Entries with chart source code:
----

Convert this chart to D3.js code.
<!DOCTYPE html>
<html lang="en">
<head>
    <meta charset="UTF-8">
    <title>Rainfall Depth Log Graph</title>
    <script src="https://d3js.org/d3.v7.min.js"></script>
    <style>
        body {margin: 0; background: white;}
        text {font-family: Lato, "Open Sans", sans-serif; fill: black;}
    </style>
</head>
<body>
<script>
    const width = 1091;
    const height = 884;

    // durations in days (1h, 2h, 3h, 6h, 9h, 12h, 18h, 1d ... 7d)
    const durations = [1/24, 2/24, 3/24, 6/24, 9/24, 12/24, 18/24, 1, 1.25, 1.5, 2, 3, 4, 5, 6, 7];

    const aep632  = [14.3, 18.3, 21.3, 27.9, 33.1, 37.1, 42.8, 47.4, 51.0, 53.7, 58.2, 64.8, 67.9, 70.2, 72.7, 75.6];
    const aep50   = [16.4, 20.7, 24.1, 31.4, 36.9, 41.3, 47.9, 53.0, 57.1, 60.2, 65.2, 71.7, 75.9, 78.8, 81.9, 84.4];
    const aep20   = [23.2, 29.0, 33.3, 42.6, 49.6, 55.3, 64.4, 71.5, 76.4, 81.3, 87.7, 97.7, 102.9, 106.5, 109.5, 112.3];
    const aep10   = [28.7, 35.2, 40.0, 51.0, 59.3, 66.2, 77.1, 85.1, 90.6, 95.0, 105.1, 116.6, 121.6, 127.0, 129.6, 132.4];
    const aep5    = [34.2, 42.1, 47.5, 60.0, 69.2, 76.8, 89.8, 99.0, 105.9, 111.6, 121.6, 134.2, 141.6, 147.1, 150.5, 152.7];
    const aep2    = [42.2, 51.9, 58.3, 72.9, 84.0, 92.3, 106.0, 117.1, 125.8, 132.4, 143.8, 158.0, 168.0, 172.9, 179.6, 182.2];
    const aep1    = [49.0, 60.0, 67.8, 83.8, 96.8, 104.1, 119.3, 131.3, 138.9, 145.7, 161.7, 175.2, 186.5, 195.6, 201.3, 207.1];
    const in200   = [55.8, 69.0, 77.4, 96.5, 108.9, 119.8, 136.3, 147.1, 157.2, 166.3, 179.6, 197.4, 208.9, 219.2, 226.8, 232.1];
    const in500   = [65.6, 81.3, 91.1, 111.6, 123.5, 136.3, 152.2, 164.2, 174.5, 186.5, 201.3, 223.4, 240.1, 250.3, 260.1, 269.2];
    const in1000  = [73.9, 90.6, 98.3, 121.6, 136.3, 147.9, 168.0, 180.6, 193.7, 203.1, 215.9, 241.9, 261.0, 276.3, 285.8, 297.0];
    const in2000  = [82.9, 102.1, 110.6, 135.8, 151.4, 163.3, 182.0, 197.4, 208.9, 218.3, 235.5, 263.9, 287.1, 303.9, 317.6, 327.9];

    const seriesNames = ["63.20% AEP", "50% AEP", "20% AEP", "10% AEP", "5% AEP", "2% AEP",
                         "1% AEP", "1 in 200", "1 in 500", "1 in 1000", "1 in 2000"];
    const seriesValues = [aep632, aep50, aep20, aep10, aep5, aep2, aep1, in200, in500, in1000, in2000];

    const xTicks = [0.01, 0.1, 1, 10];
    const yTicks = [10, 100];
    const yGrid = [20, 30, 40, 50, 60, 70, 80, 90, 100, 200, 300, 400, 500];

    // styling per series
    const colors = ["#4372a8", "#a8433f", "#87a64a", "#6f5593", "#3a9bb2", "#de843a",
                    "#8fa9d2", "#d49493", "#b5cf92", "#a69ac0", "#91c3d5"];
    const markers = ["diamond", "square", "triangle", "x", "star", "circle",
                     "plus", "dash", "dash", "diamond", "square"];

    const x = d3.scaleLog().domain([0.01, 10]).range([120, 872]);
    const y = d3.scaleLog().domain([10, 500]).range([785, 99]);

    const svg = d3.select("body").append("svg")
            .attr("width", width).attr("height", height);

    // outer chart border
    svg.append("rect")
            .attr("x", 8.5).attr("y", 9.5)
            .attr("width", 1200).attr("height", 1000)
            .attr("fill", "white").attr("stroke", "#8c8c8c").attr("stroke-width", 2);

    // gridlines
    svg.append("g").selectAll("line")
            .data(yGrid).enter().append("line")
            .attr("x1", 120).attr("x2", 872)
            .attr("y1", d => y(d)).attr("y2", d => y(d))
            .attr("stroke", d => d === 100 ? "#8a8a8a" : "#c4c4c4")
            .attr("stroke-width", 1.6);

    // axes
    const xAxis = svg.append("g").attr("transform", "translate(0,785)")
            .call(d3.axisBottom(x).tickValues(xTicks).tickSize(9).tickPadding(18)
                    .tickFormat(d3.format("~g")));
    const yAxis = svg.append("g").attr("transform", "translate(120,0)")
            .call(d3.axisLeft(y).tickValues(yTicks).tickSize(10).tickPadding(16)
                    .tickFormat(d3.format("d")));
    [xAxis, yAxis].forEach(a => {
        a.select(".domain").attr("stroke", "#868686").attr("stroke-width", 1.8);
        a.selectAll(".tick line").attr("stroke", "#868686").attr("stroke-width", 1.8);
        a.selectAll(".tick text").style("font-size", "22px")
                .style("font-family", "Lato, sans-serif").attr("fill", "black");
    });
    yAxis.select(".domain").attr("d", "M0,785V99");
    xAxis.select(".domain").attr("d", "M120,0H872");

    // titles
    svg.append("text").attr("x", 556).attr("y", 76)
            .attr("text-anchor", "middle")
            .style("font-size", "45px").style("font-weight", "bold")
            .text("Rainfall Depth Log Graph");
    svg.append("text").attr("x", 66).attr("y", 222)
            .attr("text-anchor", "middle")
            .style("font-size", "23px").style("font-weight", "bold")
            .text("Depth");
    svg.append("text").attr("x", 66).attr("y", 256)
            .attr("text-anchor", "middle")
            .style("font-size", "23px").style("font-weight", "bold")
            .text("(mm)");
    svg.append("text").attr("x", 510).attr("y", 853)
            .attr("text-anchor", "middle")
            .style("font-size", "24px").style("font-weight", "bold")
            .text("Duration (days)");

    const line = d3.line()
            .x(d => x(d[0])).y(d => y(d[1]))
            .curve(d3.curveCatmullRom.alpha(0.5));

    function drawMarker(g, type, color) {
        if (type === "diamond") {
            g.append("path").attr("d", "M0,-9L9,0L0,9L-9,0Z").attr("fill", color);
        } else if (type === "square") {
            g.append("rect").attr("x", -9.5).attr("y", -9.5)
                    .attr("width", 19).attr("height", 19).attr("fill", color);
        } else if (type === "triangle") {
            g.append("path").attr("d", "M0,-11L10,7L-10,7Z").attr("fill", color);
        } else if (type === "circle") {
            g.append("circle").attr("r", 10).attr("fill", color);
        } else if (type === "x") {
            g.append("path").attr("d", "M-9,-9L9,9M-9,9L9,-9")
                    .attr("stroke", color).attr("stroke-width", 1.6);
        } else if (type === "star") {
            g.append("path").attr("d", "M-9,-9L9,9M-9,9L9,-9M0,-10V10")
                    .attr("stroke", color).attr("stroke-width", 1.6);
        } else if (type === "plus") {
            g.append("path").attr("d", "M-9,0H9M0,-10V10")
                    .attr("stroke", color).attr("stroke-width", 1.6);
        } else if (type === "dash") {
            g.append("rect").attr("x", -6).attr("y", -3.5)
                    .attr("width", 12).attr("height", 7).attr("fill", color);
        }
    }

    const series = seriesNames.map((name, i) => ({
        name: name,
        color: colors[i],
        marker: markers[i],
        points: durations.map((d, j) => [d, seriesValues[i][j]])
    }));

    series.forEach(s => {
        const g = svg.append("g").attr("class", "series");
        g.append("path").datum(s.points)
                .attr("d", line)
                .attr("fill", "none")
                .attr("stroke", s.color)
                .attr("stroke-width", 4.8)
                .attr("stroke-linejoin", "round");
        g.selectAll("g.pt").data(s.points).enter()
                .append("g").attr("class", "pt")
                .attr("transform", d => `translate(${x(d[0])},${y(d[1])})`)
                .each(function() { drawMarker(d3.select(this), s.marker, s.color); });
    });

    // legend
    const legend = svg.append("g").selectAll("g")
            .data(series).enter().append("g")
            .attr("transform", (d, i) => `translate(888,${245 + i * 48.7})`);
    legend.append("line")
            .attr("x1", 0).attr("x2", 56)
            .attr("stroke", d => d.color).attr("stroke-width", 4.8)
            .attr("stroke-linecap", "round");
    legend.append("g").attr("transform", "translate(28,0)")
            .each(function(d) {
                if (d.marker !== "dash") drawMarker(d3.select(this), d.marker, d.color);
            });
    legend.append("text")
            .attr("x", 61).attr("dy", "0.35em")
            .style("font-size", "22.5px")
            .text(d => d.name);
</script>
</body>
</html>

----

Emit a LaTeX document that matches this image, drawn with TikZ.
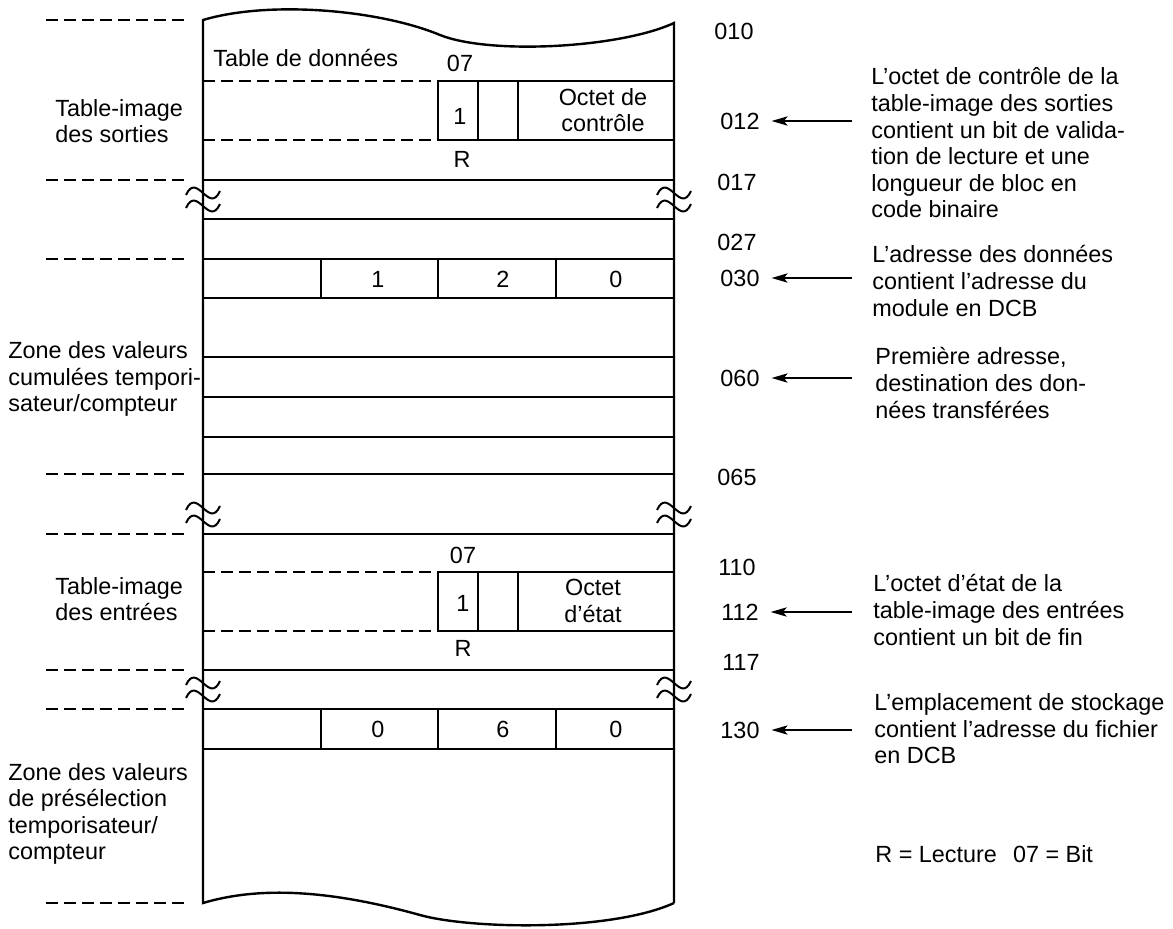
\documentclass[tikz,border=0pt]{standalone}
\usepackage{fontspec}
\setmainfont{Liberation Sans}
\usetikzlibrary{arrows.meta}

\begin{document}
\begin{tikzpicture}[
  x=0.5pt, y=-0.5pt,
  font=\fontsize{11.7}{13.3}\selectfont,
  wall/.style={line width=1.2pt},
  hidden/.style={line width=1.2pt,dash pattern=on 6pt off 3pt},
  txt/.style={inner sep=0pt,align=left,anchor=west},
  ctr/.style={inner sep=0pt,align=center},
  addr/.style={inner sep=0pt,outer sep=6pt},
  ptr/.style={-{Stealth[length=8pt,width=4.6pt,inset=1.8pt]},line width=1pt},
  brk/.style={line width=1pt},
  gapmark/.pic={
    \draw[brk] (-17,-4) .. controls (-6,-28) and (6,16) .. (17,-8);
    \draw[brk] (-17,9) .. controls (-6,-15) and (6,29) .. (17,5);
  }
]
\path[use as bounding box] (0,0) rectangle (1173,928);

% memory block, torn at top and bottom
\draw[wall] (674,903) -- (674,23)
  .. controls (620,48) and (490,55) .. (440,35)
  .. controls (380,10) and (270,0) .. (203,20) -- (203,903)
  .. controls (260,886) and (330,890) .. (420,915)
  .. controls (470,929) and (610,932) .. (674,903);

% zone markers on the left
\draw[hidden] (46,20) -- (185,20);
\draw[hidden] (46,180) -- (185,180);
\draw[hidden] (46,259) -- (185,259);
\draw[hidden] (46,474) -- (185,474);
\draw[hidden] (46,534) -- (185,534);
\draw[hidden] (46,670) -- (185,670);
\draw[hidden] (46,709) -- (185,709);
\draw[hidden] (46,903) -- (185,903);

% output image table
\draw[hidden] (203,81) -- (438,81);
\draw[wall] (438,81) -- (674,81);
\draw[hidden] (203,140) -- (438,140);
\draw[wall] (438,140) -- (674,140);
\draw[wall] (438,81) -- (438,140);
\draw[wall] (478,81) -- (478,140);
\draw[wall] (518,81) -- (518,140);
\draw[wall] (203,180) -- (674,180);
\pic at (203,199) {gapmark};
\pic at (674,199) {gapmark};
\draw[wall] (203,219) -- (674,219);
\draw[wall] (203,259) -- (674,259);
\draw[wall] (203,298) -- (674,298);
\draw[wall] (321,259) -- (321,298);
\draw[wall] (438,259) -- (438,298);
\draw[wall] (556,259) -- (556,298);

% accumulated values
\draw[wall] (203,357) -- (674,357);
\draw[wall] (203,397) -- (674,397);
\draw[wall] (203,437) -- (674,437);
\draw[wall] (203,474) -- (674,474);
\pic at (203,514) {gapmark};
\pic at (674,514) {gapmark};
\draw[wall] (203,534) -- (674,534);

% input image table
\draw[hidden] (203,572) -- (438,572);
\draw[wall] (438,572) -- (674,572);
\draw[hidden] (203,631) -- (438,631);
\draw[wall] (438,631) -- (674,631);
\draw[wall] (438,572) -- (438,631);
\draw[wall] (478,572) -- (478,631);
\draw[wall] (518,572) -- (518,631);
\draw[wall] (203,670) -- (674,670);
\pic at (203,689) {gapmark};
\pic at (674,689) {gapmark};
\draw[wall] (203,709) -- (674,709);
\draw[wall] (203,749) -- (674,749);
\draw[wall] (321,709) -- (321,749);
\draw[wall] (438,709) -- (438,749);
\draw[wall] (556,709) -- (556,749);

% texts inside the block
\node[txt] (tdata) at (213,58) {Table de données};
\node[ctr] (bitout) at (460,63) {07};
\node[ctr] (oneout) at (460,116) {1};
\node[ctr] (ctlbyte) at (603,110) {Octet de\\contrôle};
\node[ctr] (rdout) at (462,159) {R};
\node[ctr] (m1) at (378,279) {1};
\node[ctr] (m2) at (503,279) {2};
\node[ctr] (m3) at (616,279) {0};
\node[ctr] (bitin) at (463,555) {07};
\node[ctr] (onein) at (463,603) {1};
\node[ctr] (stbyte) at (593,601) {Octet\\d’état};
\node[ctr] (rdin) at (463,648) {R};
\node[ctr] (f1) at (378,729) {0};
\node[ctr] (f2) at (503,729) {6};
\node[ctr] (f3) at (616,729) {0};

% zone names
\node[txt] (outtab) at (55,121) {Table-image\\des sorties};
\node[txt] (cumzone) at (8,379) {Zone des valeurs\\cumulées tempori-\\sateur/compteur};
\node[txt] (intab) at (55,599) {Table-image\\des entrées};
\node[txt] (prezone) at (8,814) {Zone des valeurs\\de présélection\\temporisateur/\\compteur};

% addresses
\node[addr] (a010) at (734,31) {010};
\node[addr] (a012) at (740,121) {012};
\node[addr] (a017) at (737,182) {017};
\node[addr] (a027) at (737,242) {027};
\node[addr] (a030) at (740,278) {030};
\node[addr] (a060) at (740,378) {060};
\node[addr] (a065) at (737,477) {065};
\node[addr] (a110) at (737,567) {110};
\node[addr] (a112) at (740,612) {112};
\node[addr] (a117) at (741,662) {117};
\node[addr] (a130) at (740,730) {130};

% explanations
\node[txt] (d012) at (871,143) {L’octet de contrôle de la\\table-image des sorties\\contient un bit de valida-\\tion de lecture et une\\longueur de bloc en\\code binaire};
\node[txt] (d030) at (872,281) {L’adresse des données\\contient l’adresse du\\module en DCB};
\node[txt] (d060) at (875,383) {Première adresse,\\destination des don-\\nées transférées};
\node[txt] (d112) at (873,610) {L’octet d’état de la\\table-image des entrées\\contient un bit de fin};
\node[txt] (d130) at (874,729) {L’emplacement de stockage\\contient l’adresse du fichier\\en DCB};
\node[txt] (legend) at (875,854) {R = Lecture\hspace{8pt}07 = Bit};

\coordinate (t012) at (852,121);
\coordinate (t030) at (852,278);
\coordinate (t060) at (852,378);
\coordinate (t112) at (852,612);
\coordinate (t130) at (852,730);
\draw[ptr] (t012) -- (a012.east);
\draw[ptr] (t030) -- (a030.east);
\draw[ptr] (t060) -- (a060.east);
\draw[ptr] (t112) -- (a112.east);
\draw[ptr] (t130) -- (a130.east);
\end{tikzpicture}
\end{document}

----

• WHAT THE TASK ASKS
Repeat word for word the stretch of lines from the one with "Convert this chart to D3.js code." down to the one with "const height = 884;", both included.

• COMPLETE ANSWER
Convert this chart to D3.js code.
<!DOCTYPE html>
<html lang="en">
<head>
    <meta charset="UTF-8">
    <title>Rainfall Depth Log Graph</title>
    <script src="https://d3js.org/d3.v7.min.js"></script>
    <style>
        body {margin: 0; background: white;}
        text {font-family: Lato, "Open Sans", sans-serif; fill: black;}
    </style>
</head>
<body>
<script>
    const width = 1091;
    const height = 884;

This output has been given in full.